Now, set {T=q^{-s}} and bearing in mind where we are trying to get (to an expression involving the numbers {|X_x|}), we can define {N(m,x)} to be {d} if {d|m} and {0} otherwise, and rewrite this sum as

\displaystyle \sum_{m \geq 1} N(m,x)\frac{T^m}{m} = \sum_{m \geq 1} |Hom_{\mathbb{F}_q}(k(x), \mathbb{F}_{q^r})|\frac{T^m}{m}.

Now, take the sum over all closed points {x}, and conclude that

\displaystyle log \zeta_X(s) = \sum_{m \geq 1} (\sum_x |Hom_{\mathbb{F}_q}(k(x), \mathbb{F}_{q^r})|)\frac{T^m}{m} = \sum_{m \geq 1} |X(\mathbb{F}_{q^m})|\frac{T^m}{m}.
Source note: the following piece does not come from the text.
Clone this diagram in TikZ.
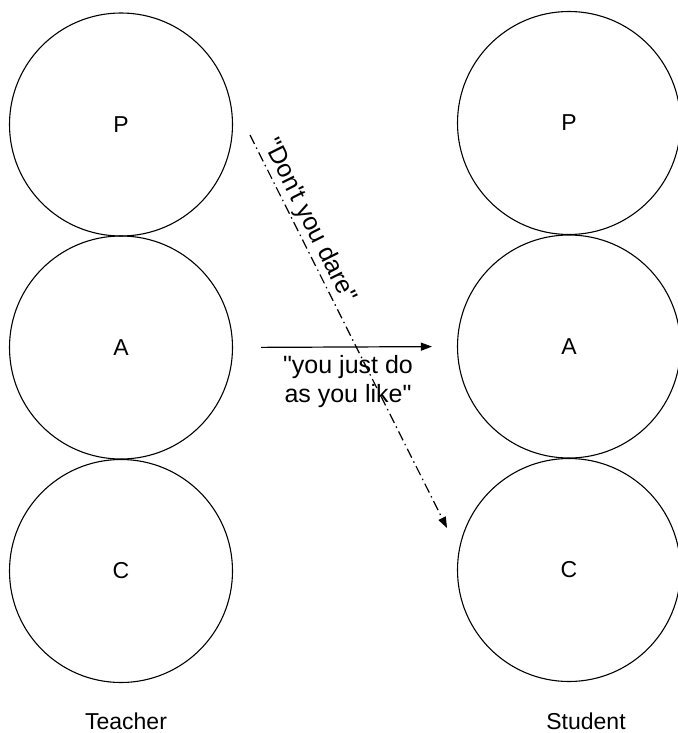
\documentclass[tikz,border=0pt]{standalone}
\usepackage{fontspec}
\setmainfont{Liberation Sans}
\usetikzlibrary{arrows.meta}
\begin{document}
\begin{tikzpicture}[x=1pt,y=-1pt,
  egostate/.style={circle,draw,line width=1.1pt,minimum size=223pt,inner sep=0pt,font=\fontsize{23}{27}\selectfont},
  lbl/.style={font=\fontsize{23}{27}\selectfont,inner sep=0pt},
  msg/.style={font=\fontsize{25}{29}\selectfont,inner sep=0pt,align=center},
  tip/.style={-{Triangle[length=11pt,width=8pt]}}]
\useasboundingbox (0,0) rectangle (677,733);
\node[egostate] (TP) at (121,124.5) {P};
\node[egostate] (TA) at (121,347.5) {A};
\node[egostate] (TC) at (121,571) {C};
\node[egostate] (SP) at (569,123) {P};
\node[egostate] (SA) at (569,346.5) {A};
\node[egostate] (SC) at (569,570) {C};
\node[lbl] (teacher) at (126,721) {Teacher};
\node[lbl] (student) at (586,721) {Student};
\draw[tip,line width=1.2pt,shorten <=28pt,shorten >=25pt] (TA.east) -- (SA.west);
\node[msg] (just) at (348,382) {\textquotedbl you just do\\as you like\textquotedbl};
\coordinate (ds) at (250,135);
\coordinate (de) at (447,528);
\draw[tip,line width=1.2pt,dash pattern=on 10pt off 4pt on 1.5pt off 4pt] (ds) -- (de)
  node[pos=0.235,sloped,above=2pt,msg] (dare) {\textquotedbl Don\textquotesingle t you dare\textquotedbl};
\end{tikzpicture}
\end{document}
This gives the familiar expression for the zeta function as an object whose logarithmic derivative is a generating function for the number of points of {X} over all the finite field extensions of {\mathbb{F}_q}, as appears in the statement of the Weil Conjectures and is well studied. One can check further that given the analysis above, the `Riemann Hypothesis’ for varieties of dimension {d} over a finite field asserts that all the zeroes are on the lines {Re(s) = 1/2,3/2,....,(2d-1)/2} and the poles are on the lines {Re(s) = 0,1,2,...,d}. Noting that {{\mathbb Z}} is an object of dimension 1, the analogy with the classical Riemann hypothesis could not be clearer.